A ascensão da mentefatura
Com o Relatório da Competitividade Global 2018, produzido pelo Fórum Econômico Mundial, ficamos com a certeza de que o tema industrialização tem de passar por uma inevitável atualização conceitual.
Estamos acostumados a pensar em métricas como G7, grupo das economias industrializadas; ou referir-se a alguns países em desenvolvimento como meramente produtores de bens primários.
Talvez tal forma de pensar se refira a três grandes revoluções industriais por que já passamos —aquela (primeira) associada à introdução de máquinas a vapor ao longo do século 18; a (segunda) caracterizada por organizações produtivas a partir de métodos como fordismo ou taylorismo, e a (terceira) marcada pela introdução de semicondutores e informatização nos bens finais.
Em cada uma dessas três revoluções não se desafiou com vigor o âmbito das manufaturas como referência para a divisão de setores econômicos. Daí dizer que o setor primário está formado por agricultura, mineração ou extrativismo, o secundário por manufaturas e o terceiro por serviços e comércio. Por essa divisão tradicional, o setor primário fornece matérias-primas para o setor secundário.
É justamente aqui que se localiza uma particularidade da atual fase de evolução econômica.
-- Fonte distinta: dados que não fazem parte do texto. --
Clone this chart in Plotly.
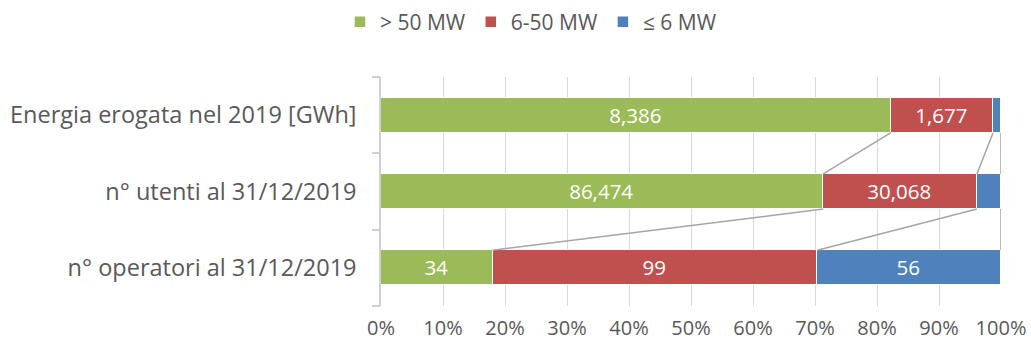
import plotly.graph_objects as go

categories = ["Energia erogata nel 2019 [GWh]", "n° utenti al 31/12/2019", "n° operatori al 31/12/2019"]
series_names = ["> 50 MW", "6-50 MW", "≤ 6 MW"]
big = [8386, 86474, 34]
mid = [1677, 30068, 99]
small = [131, 4700, 56]
colors = ["#9BBB59", "#C0504D", "#4F81BD"]
x_ticks = [0, 10, 20, 30, 40, 50, 60, 70, 80, 90, 100]
x_tick_labels = [f"{v}%" for v in x_ticks]

FONT = "Open Sans"
TXT = "#595959"
BAR_W = 0.46

series = [big, mid, small]
totals = [sum(s[i] for s in series) for i in range(len(categories))]
shares = [[100.0 * s[i] / totals[i] for i in range(len(categories))] for s in series]
ypos = list(range(len(categories)))

fig = go.Figure()
for name, vals, sh, col in zip(series_names, series, shares, colors):
    labels = [f"{v:,}" if p >= 5 else "" for v, p in zip(vals, sh)]
    fig.add_trace(go.Bar(
        y=ypos, x=sh, orientation="h", name=name, width=BAR_W,
        marker=dict(color=col, line=dict(color="white", width=1.5)),
        text=labels, textposition="inside", insidetextanchor="middle",
        textangle=0, constraintext="none",
        textfont=dict(color="white", size=20.5, family=FONT),
        hoverinfo="skip",
    ))

# series lines between adjacent bars
for k in range(len(series)):
    cum = [sum(shares[j][i] for j in range(k + 1)) for i in range(len(categories))]
    for i in range(len(categories) - 1):
        fig.add_trace(go.Scatter(
            x=[cum[i], cum[i + 1]],
            y=[ypos[i] + BAR_W / 2, ypos[i + 1] - BAR_W / 2],
            mode="lines", line=dict(color="#A5A5A5", width=1.5),
            showlegend=False, hoverinfo="skip",
        ))

# invisible trace on second y axis for boundary ticks
fig.add_trace(go.Scatter(x=[None], y=[None], yaxis="y2", showlegend=False, hoverinfo="skip"))

fig.update_layout(
    width=1031, height=345,
    margin=dict(l=381, r=30, t=77, b=39, autoexpand=False),
    paper_bgcolor="white", plot_bgcolor="white",
    barmode="stack", bargap=0,
    font=dict(family=FONT, color=TXT, size=20),
    showlegend=True,
    legend=dict(orientation="h", xref="container", yref="container",
                x=0.515, xanchor="center", y=1 - 22 / 345, yanchor="middle",
                font=dict(size=21, color=TXT, family=FONT),
                itemwidth=30, tracegroupgap=0, traceorder="normal"),
    xaxis=dict(range=[0, 100], tickvals=x_ticks, ticktext=x_tick_labels,
               showgrid=True, gridcolor="#D9D9D9", gridwidth=1,
               zeroline=False, showline=False, ticks="", automargin=False,
               ticklabelstandoff=8,
               tickfont=dict(size=20, color=TXT, family=FONT)),
    yaxis=dict(range=[len(categories) - 0.5, -0.5], tickvals=ypos, ticktext=categories,
               showgrid=False, zeroline=False, showline=True, linecolor="#D0D0D0", linewidth=1.5,
               ticks="", ticklabelstandoff=18, automargin=False,
               tickfont=dict(size=23.5, color=TXT, family=FONT)),
    yaxis2=dict(overlaying="y", side="left", range=[len(categories) - 0.5, -0.5],
                tickvals=[i - 0.5 for i in range(len(categories) + 1)], showticklabels=False,
                ticks="outside", ticklen=8, tickcolor="#D0D0D0", tickwidth=1.5,
                showgrid=False, zeroline=False, showline=False, automargin=False),
)

fig.write_html("out.html")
Em vez de simplesmente uma Quarta Revolução Industrial, a presente dinâmica de modelos de negócios e inovação tecnológica nos leva a algo além da indústria. É de maior precisão chamar o movimento em curso de nova transformação econômica.
Isso se deve à constatação de que os novos parâmetros da competitividade —como aponta o estudo do Fórum Econômico Mundial— abrangem indistintamente todos os setores, e não apenas a manufatura.
Nesse contexto, termos como industrialização ou países pós-industriais ganham novo sentido. Muito da literatura sobre estratégias de crescimento esteve centrado na suposição de que a transição de sociedades que tem na agropecuária a ênfase de sua economia para o setor de manufaturas implicava tendencialmente um aumento de renda.
Tal elevação de rendas, hoje, estará menos relacionada à mera industrialização e mais ao conteúdo de valor agregado em uma ou outra atividade. Num quadro industrial em que a automação e robótica são cada vez mais onipresentes, mão de obra locada no setor industrial —se despreparada para interagir com novas ferramentas tecnológicas— experimentará desemprego ou rendas decrescentes.
Estão se desintegrando, assim, as divisões que segmentavam os diferentes setores da economia. Na agricultura, mineração, indústria ou serviços, o que interessa é o grau de valor agregado e componentes tecnológicos.
Em países como Brasil e EUA, reclama-se do fenômeno de desindustrialização. E este conceito está associado à diminuição da fatia relativa que a produção de manufaturas ocupa no âmbito geral do produto interno bruto (PIB).
Para enfrentar tal desafio, é bom ter em mente duas constatações inevitáveis. A primeira, a grande industrialização em vigor hoje no Sudeste Asiático apresenta aspectos de alta tecnologia como na China, onde em muitos setores o país lidera na introdução de robótica e inteligência artificial. A segunda, a região ainda apresenta expressiva manufatura intensiva em mão de obra barata.
Ou seja, a competição para países como Brasil e EUA, se concentrada apenas em industrialização intensiva em custos baixos do trabalho, está fadada a comer poeira de asiáticos como Vietnã, Índia, Indonésia, etc.
A grande aposta é na capacitação tecnológica dos recursos humanos —em uma palavra, no talento. Se bem treinada, mais importante que o conceito tradicional de sua utilização na indústria, é que tais profissionais poderão atuar em qualquer setor da nova economia.
Mais importante que industrialização o desafio é preparar, não importa qual seja o setor, trabalhadores para o mindfacturing. A força-motriz da nova transformação econômica é a mentefatura.